Por Sergio Sinay
“Yo creo” y “Yo pienso” no significan lo mismo, aunque a menudo se diga una cosa por otra. Creer es una cuestión de fe. Las creencias no admiten dudas, son verdades cerradas y así se toman. Una finalidad de la creencia es clausurar la duda. Se dice “creer o reventar”. Hay creencias de todo tipo: religiosas, científicas, políticas, económicas, tecnológicas, familiares, etc.

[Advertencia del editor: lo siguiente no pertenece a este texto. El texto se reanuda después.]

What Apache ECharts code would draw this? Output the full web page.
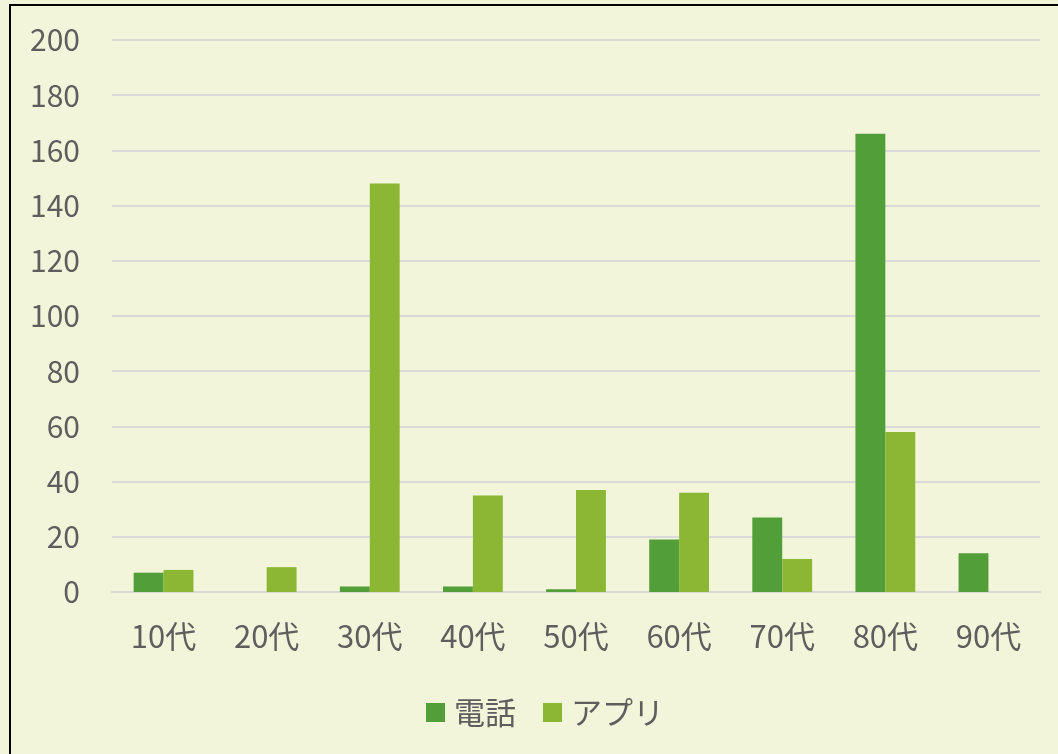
<!DOCTYPE html>
<html><head><meta charset="utf-8">
<script src="https://cdn.jsdelivr.net/npm/echarts@6/dist/echarts.min.js"></script>
<style>html,body{margin:0;padding:0;background:#F2F5DA;}#c{width:1058px;height:754px;}</style>
</head><body><div id="c"></div>
<script>
const categories = ['10代','20代','30代','40代','50代','60代','70代','80代','90代'];
const phone = [7, 0, 2, 2, 1, 19, 27, 166, 14];
const app = [8, 9, 148, 35, 37, 36, 12, 58, 0];
const yTicks = {min: 0, max: 200, interval: 20};

const font = '"Noto Sans CJK JP", "Noto Sans", sans-serif';
const chart = echarts.init(document.getElementById('c'));
chart.setOption({
  backgroundColor: '#F2F5DA',
  animation: false,
  textStyle: {fontFamily: font},
  graphic: [{type: 'rect', shape: {x: 10, y: 5, width: 1060, height: 760}, style: {fill: 'none', stroke: '#000', lineWidth: 2}, silent: true}],
  grid: {left: 112, right: 18, top: 40, bottom: 162, containLabel: false},
  legend: {
    bottom: 21, left: 421, itemWidth: 19, itemHeight: 19, itemGap: 27,
    icon: 'rect',
    textStyle: {fontSize: 31, color: '#5E5E5E', fontFamily: font, padding: [0, 0, 0, 4]},
    data: ['電話', 'アプリ']
  },
  xAxis: {
    type: 'category', data: categories,
    axisLine: {lineStyle: {color: '#D9D9D9', width: 2}},
    axisTick: {show: false},
    axisLabel: {fontSize: 31, color: '#5E5E5E', margin: 29, fontFamily: font}
  },
  yAxis: {
    type: 'value', min: yTicks.min, max: yTicks.max, interval: yTicks.interval,
    axisLine: {show: false}, axisTick: {show: false},
    splitLine: {lineStyle: {color: '#D9D9D9', width: 2}},
    axisLabel: {fontSize: 30, color: '#5E5E5E', margin: 32, fontFamily: font}
  },
  series: [
    {name: '電話', type: 'bar', data: phone, barGap: '0%', barCategoryGap: '42%',
     itemStyle: {color: '#529E38'}},
    {name: 'アプリ', type: 'bar', data: app,
     itemStyle: {color: '#8CB734'}}
  ]
});
</script></body></html>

El pensamiento, en cambio, habilita la duda, invita a ejercerla, a explorar, a investigar, a replantear, a comparar, a calcular. Todo eso significa pensar. Tenemos que pensar para desarrollar argumentos, para enriquecerlos, para mantenerlos, para modificarlos. Las ideas y los pensamientos se someten a prueba, pueden modificarse. Las creencias no. Creencias y pensamiento crítico son extremos opuestos. Las creencias (también sesgos o heurísticas) proveen zonas de seguridad que estrechan el mundo. Para quien se refugia en ellas salir de allí es riesgoso. Bien decía Arthur Schopenhauer que “cada persona lleva los límites de su propio campo de visión a los límites del mundo”. Y lo peor ocurre cuando se pretende convertir las creencias propias en verdades universales e imponérselas a otros. Distintas son las convicciones, porque se apoyan en lo experimentado, se sostienen en el modo como vivimos nuestros valores y son la brújula de los proyectos existenciales. Una convicción es un punto de llegada.
Revisar nuestras creencias, percibir el modo en que nos limitan, dudar de ellas, abrir espacio a las preguntas por nuevos horizontes y explorarlos con la mente abierta. Bravo desafío en un tiempo contaminado por “pensamientos únicos”, por dogmas limitantes que llueven desde todas partes.